On September 7, 2018, the union sent out a bulletin to the membership concerning Air Canada’s plan to annuitize pensions. In the September 7th bulletin, the union communicated that CUPE’s pension lawyer had written to Air Canada (AC) to request disclosure of the application by AC to the Minister of Finance for the incorporation of AC Life Insurance (ACL). AC declined to give disclosure to the union citing the reasons outlined in the September 7th bulletin. The union felt, and still feels, that it is important to review the details of the company’s application for ACL as the details may provide helpful information to the union so that it can better assess if the company’s annuitization plan is good for AC pension plan members. The union wants to ensure, as best as it can, that the reinsurance pricing is competitive and the surplus is not reduced by the company’s plan. Remember that the pension concessions the unions gave in 2009 is one of the big reasons the pension fund is currently in surplus; the concessions have resulted in a reduction of about $1billion in liabilities for the combined employee pension plans.

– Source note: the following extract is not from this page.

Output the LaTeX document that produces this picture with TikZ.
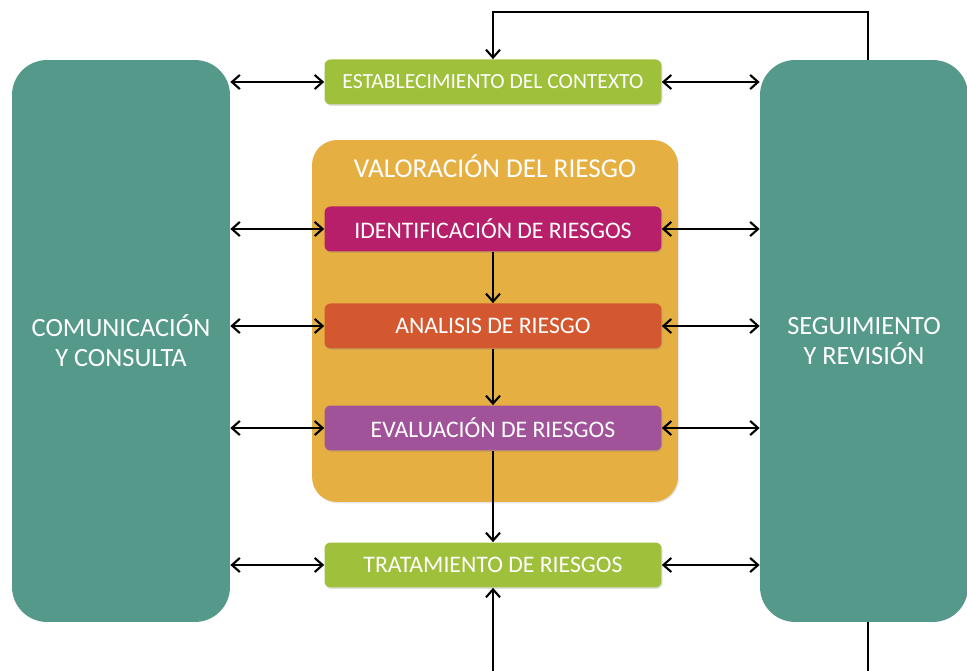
\documentclass[tikz,border=0pt]{standalone}
\usepackage{fontspec}
\setmainfont{Carlito}
\usetikzlibrary{arrows.meta,shadows}

\definecolor{sideteal}{HTML}{55998A}
\definecolor{stepgreen}{HTML}{9FC03A}
\definecolor{valorange}{HTML}{E6AF42}
\definecolor{identmag}{HTML}{B81F6A}
\definecolor{analred}{HTML}{D3582F}
\definecolor{evalpurple}{HTML}{A05399}

\tikzset{
    sidebox/.style={fill=sideteal, rounded corners=0.7cm, minimum width=4.36cm, minimum height=11.24cm,
        text=white, align=center, font=\fontsize{15}{17}\selectfont, inner sep=0pt},
    stepbox/.style={rounded corners=0.12cm, minimum width=6.74cm, minimum height=0.9cm, text=white,
        font=\fontsize{13.5}{15}\selectfont, inner sep=0pt,
        drop shadow={opacity=0.25, shadow xshift=0.6pt, shadow yshift=-0.8pt}},
    both/.style={line width=1.2pt, {Straight Barb[length=4.5pt,width=8pt]}-{Straight Barb[length=4.5pt,width=8pt]}},
    flow/.style={line width=1.2pt, -{Straight Barb[length=4.5pt,width=8pt]}}
}

\begin{document}
\begin{tikzpicture}[x=0.02cm, y=-0.02cm]
    \useasboundingbox (0,0) rectangle (967,671);

    % Side boxes
    \node[sidebox] (comun) at (121,341) {COMUNICACIÓN\\Y CONSULTA};
    \node[sidebox, minimum width=4.16cm] (segui) at (864,341) {SEGUIMIENTO\\Y REVISIÓN};

    % Risk assessment container
    \node[fill=valorange, rounded corners=0.5cm, minimum width=7.32cm, minimum height=7.24cm,
        drop shadow={opacity=0.2, shadow xshift=0.6pt, shadow yshift=-0.8pt}] (valor) at (495,321) {};
    \node[text=white, font=\fontsize{15.5}{17}\selectfont] (valtitle) at (495,166) {VALORACIÓN DEL RIESGO};

    % Process steps
    \node[stepbox, fill=stepgreen, font=\fontsize{12.3}{14}\selectfont] (estab) at (493,82) {ESTABLECIMIENTO DEL CONTEXTO};
    \node[stepbox, fill=identmag] (ident) at (493,229) {IDENTIFICACIÓN DE RIESGOS};
    \node[stepbox, fill=analred] (anal) at (493,326) {ANALISIS DE RIESGO};
    \node[stepbox, fill=evalpurple] (eval) at (493,428) {EVALUACIÓN DE RIESGOS};
    \node[stepbox, fill=stepgreen] (trat) at (493,565) {TRATAMIENTO DE RIESGOS};

    % Flow down the steps
    \draw[flow] (ident) -- (anal);
    \draw[flow] (anal) -- (eval);
    \draw[flow] (eval) -- (trat);

    % Links to the side boxes
    \foreach \n in {estab,ident,anal,eval,trat} {
        \draw[both] (comun.east |- \n.west) -- (\n.west);
        \draw[both] (\n.east) -- (segui.west |- \n.east);
    }

    % Feedback loop
    \coordinate (looptop) at (868,12);
    \coordinate (loopbot) at (493,671);
    \draw[flow] (segui.north -| looptop) -- (looptop) -| (estab.north);
    \draw[flow] (loopbot) -- (trat.south);
    \draw[line width=1.2pt] (segui.south -| looptop) -- (looptop |- loopbot);
\end{tikzpicture}
\end{document}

After consulting with its experts, the pension committee, and other unions, CUPE decided to send a second letter to AC seeking the same disclosure as above and advising AC that they would have no choice but to formally object to the incorporation of ACL if AC again declined to provide disclosure. IAM, UNIFOR, and CALDA joined CUPE in sending this second letter. In the second letter, the unions also asked two important questions about the company’s plan regarding the cost of the reinsurance. In any event, the company declined to provide disclosure a second time. After reviewing the company’s answer to the second letter the unions decided to file a formal objection to the company’s application for incorporation of ACL to OSFI (the Office of the Superintendent of Financial Institutions). Click HERE to view the objection. ACPA joined the other four unions in sending the objection. In the objection, again written and filed by the union’s pension lawyer, the unions raised several concerns, including those mentioned in the first two letters to AC, the cost of the reinsurance by ACL and the impact on the surplus. The objection also mentions that if AC provides the disclosure requested by the unions, they may reconsider their objection.
It will now be up to the Federal Minister of Finance to decide whether or not to hold an inquiry into the company’s incorporation of ACL and related issues. At minimum, the unions’ concerns will now be on record with the pension regulator OSFI. We will keep you posted as events unfold.